The SILCS diaphragm, developed by PATH and partners including CONRAD and research groups in multiple sites, is marketed under the name Caya® contoured diaphragm. Caya® will be launched in Canada today by the diaphragm's Canadian supplier, TriMedic Supply Network Ltd. of Toronto, at the Primary Health Today Toronto trade show. The launch represents another step toward expanding contraceptive options for women, especially nonhormonal options like diaphragms that have been limited both in Canada and worldwide in recent years.
Canada's approval follows European regulatory approval of the SILCS diaphragm last year, which opened the way for its commercial debut.
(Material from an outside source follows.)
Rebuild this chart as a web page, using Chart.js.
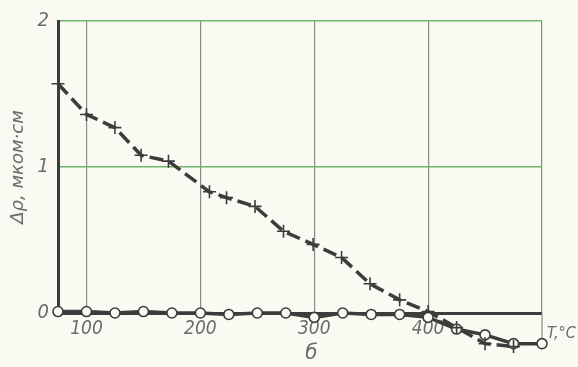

In 2010, PATH licensed the single-sized diaphragm design to Kessel medintim GmbH (Kessel) for manufacturing and marketing. Kessel is a privately held German company that manufactures and distributes sexual and reproductive health products. After gaining regulatory approval, Kessel began marketing the Caya® diaphragm in April 2013, and to date it has reached 14 European countries via family planning providers, pharmacies, and online shops. Additional approvals and product launches are planned for 2014.
Expanding sale of this new barrier contraceptive to Canada will continue to raise awareness and help inform future introduction in low-resource settings where diaphragms have not been available in recent decades.
A recent analysis of the unmet need for family planning in developing countries suggests that many women want access to a method that has few side effects, can be used when the woman needs it, and is safe and effective. The SILCS diaphragm addresses these needs for many women.
While Kessel and its distribution partners are focused on early introduction in developed countries, PATH has worked with research partners in Uganda, India, and South Africa to assess opportunities and challenges for introducing the diaphragm in low-resource settings over the next few years. Kessel is planning for additional market registrations and a regulatory submission to the US Food and Drug Administration for clearance to market the diaphragm in the United States is currently under review.
The SILCS diaphragm was designed through a unique collaboration between PATH; CONRAD, a reproductive health product development organization operated through the Eastern Virginia Medical School in Norfolk, Virginia; the US Agency for International Development; and partners in multiple countries. It was developed through a user-centered development process to address issues that have limited access to traditional diaphragms.